Mr Osborne said that the money from the UK’s £12 billion-a-year aid spending will be diverted to local authorities to help them cover the costs of housing people from the refugee camps bordering Syria.
Speaking on BBC1’s The Andrew Marr Show, he said that it was part of a “fundamental re-think” of Britain’s aid policy, which would see more support directed towards the region.
“The foreign aid budget that we have can provide the support for the first year for these refugees, to help the local councils with things like housing costs. We will deploy the foreign aid budget to help with the costs of these refugees,” he said.
“We have got a £12 billion aid budget, we spend £250 million on those countries like Syria, Jordan and Turkey. We have got to have a fundamental re-think of how we are using this budget.

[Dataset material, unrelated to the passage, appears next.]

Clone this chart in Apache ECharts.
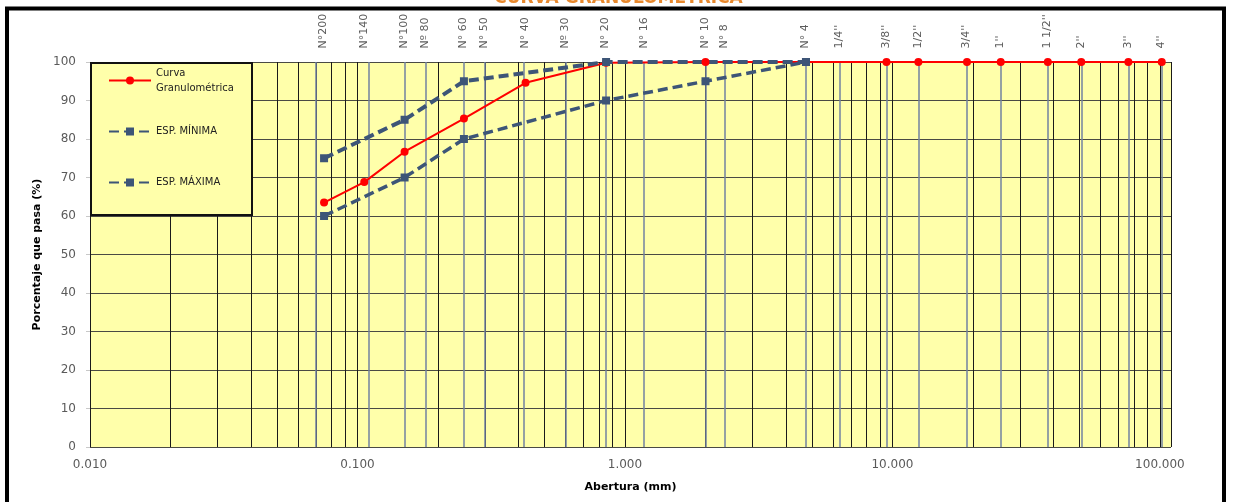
<!DOCTYPE html>
<html><head><meta charset="utf-8">
<script src="https://cdn.jsdelivr.net/npm/echarts@6/dist/echarts.min.js"></script>
<style>html,body{margin:0;padding:0;background:#fff}#c{width:1237px;height:502px}</style>
</head><body><div id="c"></div>
<script>
// ---- data ----
const xTickValues = [0.01, 0.1, 1, 10, 100];
const xTickLabels = ['0.010', '0.100', '1.000', '10.000', '100.000'];
const minorGrid = [0.02,0.03,0.04,0.05,0.06,0.07,0.08,0.09,
                   0.2,0.3,0.4,0.5,0.6,0.7,0.8,0.9,
                   2,3,4,5,6,7,8,9,
                   20,30,40,50,60,70,80,90];
const sieveNames = ['N°200','N°140','N°100','Nº 80','N° 60','N° 50','N° 40','Nº 30','N° 20','N° 16','N° 10','N° 8','N° 4',
                    "1/4''","3/8''","1/2''","3/4''","1''","1 1/2''","2''","3''","4''"];
const sieveSizes = [0.075,0.106,0.15,0.18,0.25,0.30,0.425,0.60,0.85,1.18,2.00,2.36,4.75,
                    6.35,9.5,12.5,19.0,25.4,38.1,50.8,76.2,101.6];
const curvaX = [0.075,0.106,0.15,0.25,0.425,0.85,2.00,4.75,9.5,12.5,19.0,25.4,38.1,50.8,76.2,101.6];
const curvaY = [63.5,68.8,76.7,85.3,94.6,99.8,100,100,100,100,100,100,100,100,100,100];
const minX = [0.075,0.15,0.25,0.85,4.75];
const minY = [75,85,95,100,100];
const maxX = [0.075,0.15,0.25,0.85,2.00,4.75];
const maxY = [60,70,80,90,95,100];

const FF = 'DejaVu Sans';
const BLUE = '#3D5577';
const YEL = '#FFFFAA';
const CURVE = 'Curva Granulométrica';

const chart = echarts.init(document.getElementById('c'), null, {renderer: 'canvas'});
chart.setOption({
  animation: false,
  title: {
    text: 'CURVA GRANULOMÉTRICA', left: 'center', top: -10, padding: 0,
    textStyle: {color: '#E8892E', fontSize: 17, fontWeight: 'bold', fontFamily: FF}
  },
  graphic: [
    {type: 'rect', z: 3, silent: true, shape: {x: 91, y: 63, width: 161, height: 152},
     style: {fill: YEL, stroke: '#111', lineWidth: 2}},
    {type: 'rect', z: 10, silent: true, shape: {x: 7, y: 8.5, width: 1217, height: 1000},
     style: {fill: 'none', stroke: '#000', lineWidth: 4}}
  ],
  legend: {
    orient: 'vertical', left: 108, top: 58, padding: 0, itemGap: 6,
    itemWidth: 42, itemHeight: 10, selectedMode: false,
    textStyle: {fontFamily: FF, fontSize: 10, color: '#222', lineHeight: 15},
    formatter: n => n === CURVE ? 'Curva\nGranulométrica' : n,
    data: [
      {name: CURVE, textStyle: {padding: [15, 0, 0, 0]}},
      {name: 'ESP. MÍNIMA', textStyle: {padding: [15, 0, 15, 0]}},
      {name: 'ESP. MÁXIMA', textStyle: {padding: [15, 0, 15, 0]}}
    ]
  },
  grid: {left: 90, right: 66, top: 62, bottom: 55, show: true, backgroundColor: YEL, borderWidth: 0},
  xAxis: {
    type: 'log', logBase: 10, min: 0.01, max: 110,
    axisLine: {show: false}, axisTick: {show: false},
    splitLine: {show: true, lineStyle: {color: '#1a1a1a', width: 1}},
    axisLabel: {
      margin: 12, color: '#5a5a5a', fontSize: 12, fontFamily: FF,
      formatter: v => {
        const i = xTickValues.findIndex(t => Math.abs(t - v) / t < 1e-6);
        return i >= 0 ? xTickLabels[i] : '';
      }
    },
    name: 'Abertura (mm)', nameLocation: 'middle', nameGap: 35,
    nameTextStyle: {fontFamily: FF, fontSize: 11, fontWeight: 'bold', color: '#000'}
  },
  yAxis: {
    type: 'value', min: 0, max: 100, interval: 10,
    axisLine: {show: false},
    axisTick: {show: true, length: 4, lineStyle: {color: '#c8c8c8'}},
    splitLine: {show: true, lineStyle: {color: '#4a4a44', width: 1.2}},
    axisLabel: {margin: 14, color: '#5a5a5a', fontSize: 12, fontFamily: FF},
    name: 'Porcentaje que pasa (%)', nameLocation: 'middle', nameGap: 47, nameRotate: 90,
    nameTextStyle: {fontFamily: FF, fontSize: 11, fontWeight: 'bold', color: '#000'}
  },
  series: [
    {
      type: 'line', name: '_minor', data: [], silent: true,
      markLine: {
        silent: true, z: 1, symbol: ['none', 'none'], label: {show: false},
        lineStyle: {color: '#1a1a1a', width: 1, type: 'solid'},
        emphasis: {disabled: true}, animation: false,
        data: minorGrid.map(v => ({xAxis: v}))
      }
    },
    {
      type: 'scatter', name: '_sieves', silent: true, clip: false, z: 1,
      data: sieveSizes.map(s => [s, 100]),
      symbolSize: 1, itemStyle: {color: 'rgba(0,0,0,0)'},
      label: {
        show: true, formatter: p => sieveNames[p.dataIndex],
        position: [0, -13], rotate: 90, align: 'left', verticalAlign: 'middle',
        fontSize: 11, fontFamily: FF, color: '#333'
      },
      markLine: {
        silent: true, z: 1, symbol: ['none', 'none'], label: {show: false},
        lineStyle: {color: '#7282a0', width: 1.5, type: 'solid'},
        emphasis: {disabled: true}, animation: false,
        data: sieveSizes.map(v => ({xAxis: v}))
      }
    },
    {
      type: 'line', name: CURVE, clip: false, z: 2,
      data: curvaX.map((x, i) => [x, curvaY[i]]),
      symbol: 'circle', symbolSize: 8,
      lineStyle: {color: '#FF0000', width: 2},
      itemStyle: {color: '#FF0000'}
    },
    {
      type: 'line', name: 'ESP. MÍNIMA', clip: false, z: 2,
      data: minX.map((x, i) => [x, minY[i]]),
      symbol: 'rect', symbolSize: 8,
      lineStyle: {color: BLUE, width: 4, type: [10, 5]},
      itemStyle: {color: BLUE}
    },
    {
      type: 'line', name: 'ESP. MÁXIMA', clip: false, z: 2,
      data: maxX.map((x, i) => [x, maxY[i]]),
      symbol: 'rect', symbolSize: 8,
      lineStyle: {color: BLUE, width: 3.5, type: [10, 5]},
      itemStyle: {color: BLUE}
    }
  ]
});
</script>
</body></html>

“This budget is tied to our GDP, our GDP is going up, let’s use the additional money very specifically on the challenges that Britain faces, one of which is this crisis on our doorstep.”
The Chancellor said David Cameron will set out details of the Government’s plan to take more refugees - announced on Friday - in the Commons when MPs return to Westminster following their summer break on Monday.
The Government is facing increasing calls from some Conservative MPs - including former defence secretary Liam Fox - to extend RAF air strikes against Islamic State (IS) into Syria.
While Mr Osborne acknowledged that the West was not doing enough to contain IS, he said that ministers were not prepared to risk a repeat of their Commons defeat two years ago when Labour combined with Tory rebels to vote down air strikes in Syria.
“We are not going to go back to the House of Commons unless we would be sure that we would get a different answer if we were asking to intervene,” he said.
“So we need to see support across the House of Commons for this action. It doesn’t mean that everyone has to sign up to it. We have got to spend the coming period making that argument to people.”
He hinted that if left winger Jeremy Corbyn - who is opposed to military intervention - triumphed in the Labour leadership contest, ministers could try to seek support from Labour MPs opposed to him.
“I think you have plenty of Labour MPs - people like (interim leader) Harriet Harman, I suspect that she’s not particularly comfortable with the position the Labour Party took (in 2013),” he added.